Plotting and graphing in 3D?

[123456]

Hey everybody

I've got a question:

Is it possible to plot points/dots (not sure if that's the right word) and graf lines in 3 dimensions?

I know that you can set the graf-mode to 3D in "mode", but this, as fare as i know, only gives me the ability to graf surfaces, which I am not interested in.

- I wish to graf a line, eg. m: (x,y,z) = (1,2,3)+t*(2,4,1), where (2,4,1) are the co-ordinates for the vector indicating the direction of the line and (1,2,3) a point/dot on the line.

- I wish to plot points/dots in a system of co-ordinates (3 axis) and calculate the distance between them.

Is any of this possible?

[BlainUSM]

The first part of your post would be more appropriate for the BASIC/ASM programming forums. Please keep in mind that someone with 3D programming experience may be able to provide you with a simpler solution.

Unfortunately, TI does not seem to provide functionality for plotting points, line segments, or curves in R^3. However, 3rd party programs provide alternatives. If you're really set on using a TI-89 to construct graphical objects in 3D, you may want to visit the following website:

http://www.acdca.ac.at/material/t3/t33dobj.htm

You may be able to obtain a copy of the program discussed there. The author lists his contact information, and he seems open to inquiries/requests. The program he discusses is called “pres()”and likely has the functionality you desire.

[BlainUSM]

On the TI-89, a function (the Euclidean metric) may be easily defined for calculating the (Euclidean) distance between any two points in R^n, where n is a positive integer. At the home screen type the following*:


Define dist(a, b) = sqrt(sum((a-b)^2, 1, dim(a)))


*Note that to access the square root symbol push "2nd" and then the multiplication sign.
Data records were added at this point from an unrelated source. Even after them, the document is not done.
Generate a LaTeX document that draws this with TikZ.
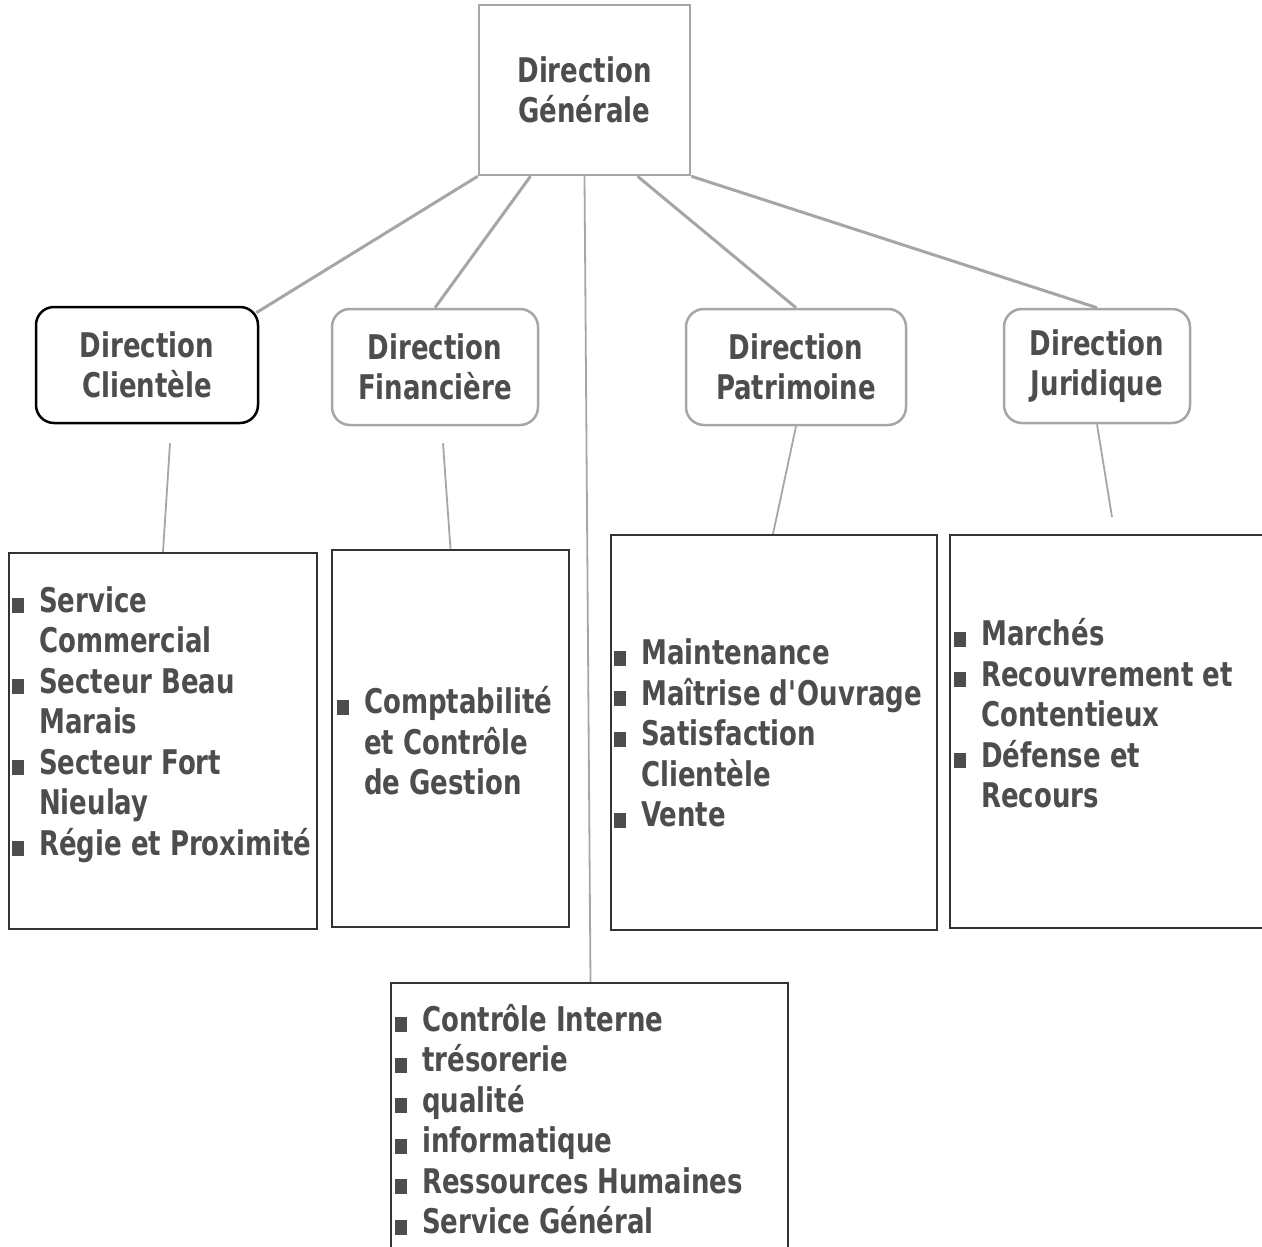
\documentclass[tikz,border=0pt]{standalone}
\usepackage{fontspec}
\setmainfont{DejaVu Sans Condensed}[FakeStretch=0.85]
\usepackage{tikz}

\definecolor{txtgray}{HTML}{4D4D4D}
\definecolor{linegray}{HTML}{A6A6A6}
\definecolor{boxgray}{HTML}{333333}

\newcommand{\blt}{\makebox[27pt][l]{\rule[-1pt]{12pt}{15pt}}}
\newcommand{\ind}{\hspace*{27pt}}

\begin{document}
\begin{tikzpicture}[x=1pt,y=-1pt,
    txt/.style={text=txtgray,font=\fontsize{34}{40.5}\selectfont\bfseries},
    dirbox/.style={shape=rectangle,rounded corners=18pt,draw=linegray,line width=2.5pt,txt,align=center,inner sep=0pt},
    listbox/.style={shape=rectangle,draw=boxgray,line width=2pt,inner sep=0pt},
    listtxt/.style={txt,align=left,anchor=west,inner sep=0pt},
    conn/.style={draw=linegray,line width=3pt},
    subconn/.style={draw=linegray,line width=1.8pt}]
    \clip (0,0) rectangle (1262,1247);
    \useasboundingbox (0,0) rectangle (1262,1247);

    % directions
    \node[shape=rectangle,draw=linegray,line width=2.5pt,txt,align=center,minimum width=211,minimum height=170] (dg) at (584.5,90) {Direction\\Générale};
    \node[dirbox,draw=black,minimum width=222,minimum height=116] (dc) at (147,365) {Direction\\Clientèle};
    \node[dirbox,minimum width=206,minimum height=116] (dfi) at (435,367) {Direction\\Financière};
    \node[dirbox,minimum width=220,minimum height=116] (dp) at (796,367) {Direction\\Patrimoine};
    \node[dirbox,minimum width=186,minimum height=114] (dj) at (1097,366) {Direction\\Juridique};

    % services
    \node[listbox,minimum width=308,minimum height=376] (b1) at (163,741) {};
    \node[listbox,minimum width=237,minimum height=377] (b2) at (450.5,738.5) {};
    \node[listbox,minimum width=326,minimum height=395] (b3) at (774,732.5) {};
    \node[listbox,minimum width=314,minimum height=393] (b4) at (1107,731.5) {};
    \node[listbox,minimum width=397,minimum height=277] (b5) at (589.5,1121.5) {};

    \node[listtxt] (t1) at (12,724.5) {\blt Service\\ \ind Commercial\\ \blt Secteur Beau\\ \ind Marais\\ \blt Secteur Fort\\ \ind Nieulay\\ \blt Régie et Proximité};
    \node[listtxt] (t2) at (337,741) {\blt Comptabilité\\ \ind et Contrôle\\ \ind de Gestion};
    \node[listtxt] (t3) at (614,733.5) {\blt Maintenance\\ \blt Maîtrise d\textquotesingle Ouvrage\\ \blt Satisfaction\\ \ind Clientèle\\ \blt Vente};
    \node[listtxt] (t4) at (954,713.5) {\blt Marchés\\ \blt Recouvrement et\\ \ind Contentieux\\ \blt Défense et\\ \ind Recours};
    \node[listtxt] (t5) at (395,1119.5) {\blt Contrôle Interne\\ \blt trésorerie\\ \blt qualité\\ \blt informatique\\ \blt Ressources Humaines\\ \blt Service Général};

    \coordinate (jend) at (1112,517);

    \path[conn] (dg.south west) -- ([xshift=-3,yshift=-7]dc.north east);
    \path[conn] ([xshift=-54]dg.south) -- (dfi.north);
    \path[subconn] (dg.south) -- ([xshift=1]b5.north);
    \path[conn] ([xshift=53]dg.south) -- (dp.north);
    \path[conn] (dg.south east) -- (dj.north);

    \path[subconn] ([xshift=23,yshift=-19]dc.south) -- (b1.north);
    \path[subconn] ([xshift=8,yshift=-17]dfi.south) -- (b2.north);
    \path[subconn] (dp.south) -- ([xshift=-1]b3.north);
    \path[subconn] (dj.south) -- (jend);
\end{tikzpicture}
\end{document}
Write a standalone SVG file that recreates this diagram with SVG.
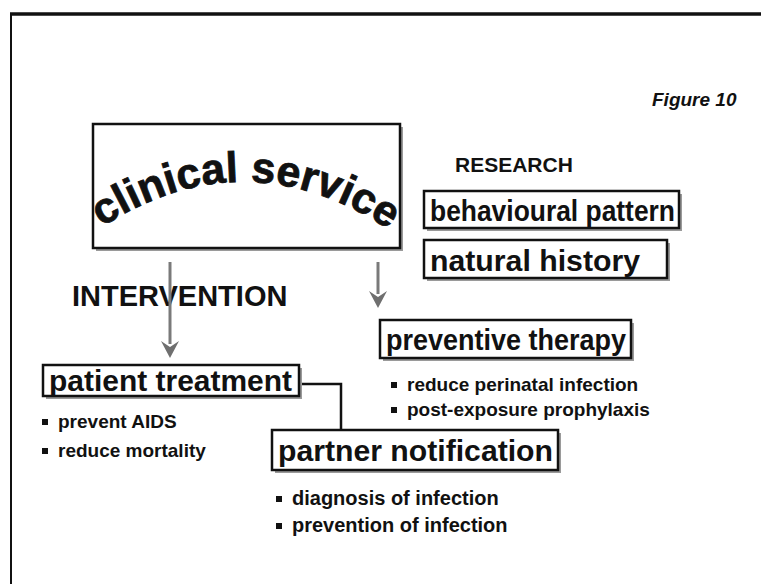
<svg xmlns="http://www.w3.org/2000/svg" width="761" height="584" viewBox="0 0 761 584">
  <style>
    text { font-family: "Liberation Sans", Arial, Helvetica, sans-serif; font-weight: bold; fill: #111; }
    .box { fill: #fff; stroke: #111; stroke-width: 2.5; }
    .shadow { fill: #9a9a9a; }
    .label { font-size: 30px; }
    .item { font-size: 20px; }
    .head { font-size: 21px; }
    .arrow { stroke: #7a7a7a; stroke-width: 3; fill: none; }
    .tip { fill: #6f6f6f; }
    .link { stroke: #111; stroke-width: 2.5; fill: none; }
    .dot { fill: #111; }
  </style>
  <defs>
    <path id="arc" d="M 100,228 Q 250,132 398,236"/>
  </defs>

  <rect width="761" height="584" fill="#fff"/>

  <!-- page frame: top and left rules only -->
  <path d="M 10,14 H 761" stroke="#111" stroke-width="3.5" fill="none"/>
  <path d="M 11,13 V 584" stroke="#111" stroke-width="2" fill="none"/>

  <text x="652" y="106" font-size="19" font-style="italic">Figure 10</text>
  <text x="455" y="172" class="head">RESEARCH</text>
  <text x="72" y="306" font-size="29">INTERVENTION</text>

  <g id="connectors">
    <line class="arrow" x1="170" y1="262" x2="170" y2="344"/>
    <path class="tip" d="M161,341 L170,347 L179,341 L170,358 Z"/>
    <line class="arrow" x1="378" y1="262" x2="378" y2="294"/>
    <path class="tip" d="M369,291 L378,297 L387,291 L378,308 Z"/>
    <path class="link" d="M 299,384 H 341 V 430"/>
  </g>

  <g id="clinical-service">
    <rect class="shadow" x="96" y="127" width="307" height="124"/>
    <rect class="box" x="93" y="124" width="307" height="124"/>
    <text font-size="43" stroke="#111" stroke-width="0.8"><textPath href="#arc" startOffset="2">clinical service</textPath></text>
  </g>

  <g id="behavioural-pattern">
    <rect class="shadow" x="427" y="194" width="255" height="37"/>
    <rect class="box" x="424" y="191" width="255" height="37"/>
    <text x="430" y="221" class="label" textLength="245" lengthAdjust="spacingAndGlyphs">behavioural pattern</text>
  </g>

  <g id="natural-history">
    <rect class="shadow" x="427" y="243" width="243" height="38"/>
    <rect class="box" x="424" y="240" width="243" height="38"/>
    <text x="430" y="271" class="label" textLength="210" lengthAdjust="spacingAndGlyphs">natural history</text>
  </g>

  <g id="preventive-therapy">
    <rect class="shadow" x="383" y="323" width="251" height="38"/>
    <rect class="box" x="380" y="320" width="251" height="38"/>
    <text x="386" y="350" class="label" textLength="240" lengthAdjust="spacingAndGlyphs">preventive therapy</text>
    <rect class="dot" x="391" y="382" width="6" height="6"/>
    <text x="407" y="391" font-size="19">reduce perinatal infection</text>
    <rect class="dot" x="391" y="407" width="6" height="6"/>
    <text x="407" y="416" font-size="19">post-exposure prophylaxis</text>
  </g>

  <g id="patient-treatment">
    <rect class="shadow" x="46" y="368" width="256" height="31"/>
    <rect class="box" x="43" y="365" width="256" height="31"/>
    <text x="49" y="391" class="label" textLength="243" lengthAdjust="spacingAndGlyphs">patient treatment</text>
    <rect class="dot" x="42" y="419" width="6" height="6"/>
    <text x="58" y="428" font-size="19">prevent AIDS</text>
    <rect class="dot" x="42" y="448" width="6" height="6"/>
    <text x="58" y="457" font-size="19">reduce mortality</text>
  </g>

  <g id="partner-notification">
    <rect class="shadow" x="275" y="433" width="286" height="40"/>
    <rect class="box" x="272" y="430" width="286" height="40"/>
    <text x="278" y="461" class="label" textLength="275" lengthAdjust="spacingAndGlyphs">partner notification</text>
    <rect class="dot" x="276" y="496" width="6" height="6"/>
    <text x="292" y="505" class="item">diagnosis of infection</text>
    <rect class="dot" x="276" y="523" width="6" height="6"/>
    <text x="292" y="532" class="item">prevention of infection</text>
  </g>
</svg>
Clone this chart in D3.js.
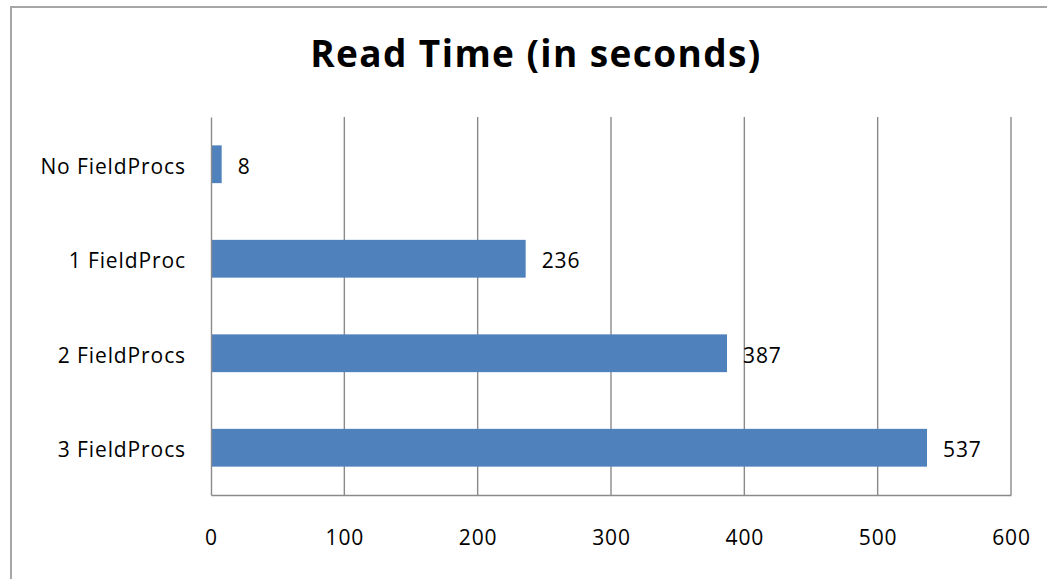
<!DOCTYPE html>
<html>
<head>
<meta charset="utf-8">
<script src="https://cdn.jsdelivr.net/npm/d3@7"></script>
<style>
  html, body { margin: 0; padding: 0; background: #fff; }
  svg { display: block; }
  text { font-family: "Open Sans", Lato, sans-serif; fill: #000; }
</style>
</head>
<body>
<svg id="chart" width="1047" height="579"></svg>
<script>
// Read time per configuration, in seconds
const categories = ["No FieldProcs", "1 FieldProc", "2 FieldProcs", "3 FieldProcs"];
const readTimes = [8, 236, 387, 537];
const xTicks = [0, 100, 200, 300, 400, 500, 600];
const chartTitle = "Read Time (in seconds)";

const width = 1047, height = 579;
const plot = { left: 211, right: 1011, top: 117, bottom: 495 };
const barColor = "#4F81BD";
const gridColor = "#8a8a8a";
const labelFont = "\"Open Sans\", Lato, sans-serif";
const labelSize = "21px";
const labelSpacing = "0.9px";

const svg = d3.select("#chart");

// Outer chart frame (extends past the right and bottom edges)
svg.append("rect")
  .attr("x", 11).attr("y", 7)
  .attr("width", width + 20).attr("height", height + 20)
  .attr("fill", "#fff")
  .attr("stroke", "#a6a6a6")
  .attr("stroke-width", 2);

const x = d3.scaleLinear().domain([0, 600]).range([plot.left, plot.right]);
const y = d3.scaleBand().domain(categories).range([plot.top, plot.bottom]).padding(0);
const barH = y.bandwidth() * 0.4;

// Title
svg.append("text")
  .attr("x", 536).attr("y", 67)
  .attr("text-anchor", "middle")
  .style("font-size", "37px")
  .style("font-weight", "bold")
  .style("letter-spacing", "1.4px")
  .text(chartTitle);

// Vertical gridlines
svg.append("g").selectAll("line")
  .data(xTicks.slice(1))
  .join("line")
  .attr("x1", d => x(d)).attr("x2", d => x(d))
  .attr("y1", plot.top).attr("y2", plot.bottom)
  .attr("stroke", gridColor).attr("stroke-width", 1.4);

// Bars
svg.append("g").selectAll("rect")
  .data(categories)
  .join("rect")
  .attr("x", x(0))
  .attr("y", d => y(d) + (y.bandwidth() - barH) / 2)
  .attr("width", (d, i) => x(readTimes[i]) - x(0))
  .attr("height", barH)
  .attr("fill", barColor);

// Value labels
svg.append("g").selectAll("text")
  .data(categories)
  .join("text")
  .attr("x", (d, i) => x(readTimes[i]) + 16)
  .attr("y", d => y(d) + y.bandwidth() / 2 + 9.5)
  .style("font-size", labelSize)
  .style("letter-spacing", labelSpacing)
  .text((d, i) => readTimes[i]);

// Category axis (left)
const yAxis = svg.append("g")
  .attr("transform", `translate(${plot.left},0)`)
  .call(d3.axisLeft(y).tickSize(0).tickPadding(25));
yAxis.select(".domain").attr("stroke", gridColor).attr("stroke-width", 1.4);
yAxis.selectAll("text")
  .attr("dy", null)
  .attr("y", 9.5)
  .style("font-size", labelSize)
  .style("font-family", labelFont)
  .style("letter-spacing", labelSpacing)
  .attr("fill", "#000");

// Value axis (bottom)
const xAxis = svg.append("g")
  .attr("transform", `translate(0,${plot.bottom})`)
  .call(d3.axisBottom(x).tickValues(xTicks).tickSize(0).tickPadding(0));
xAxis.select(".domain").attr("stroke", gridColor).attr("stroke-width", 1.4);
xAxis.selectAll("text")
  .attr("dy", null)
  .attr("y", 50)
  .style("font-size", labelSize)
  .style("font-family", labelFont)
  .style("letter-spacing", labelSpacing)
  .attr("fill", "#000");
</script>
</body>
</html>
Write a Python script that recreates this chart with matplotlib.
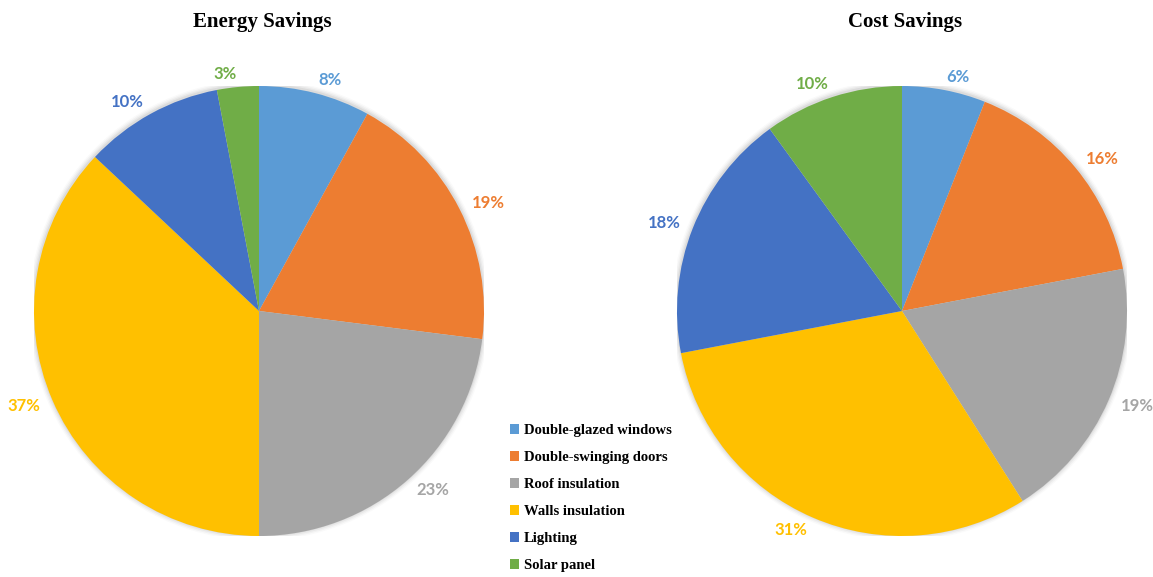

Don't enter "sqrt".


Now try the following two exercises to check your code.


1. Enter “dist({0,0,0},{1,1,1})”. The output should be sqrt(3), which is the (Euclidean) distance between the points (0,0,0) and (1,1,1) in R^3.

2. Enter “dist({0,0}, {1,1})”. The output should be sqrt(2), which is the (Euclidean) distance between the points (0,0) and (1,1) in the plane.

[123456]

Thanks a lot BlainUSM

Your second post worked fine for me and I think I'm gonna ask for the program pres() as you suggest.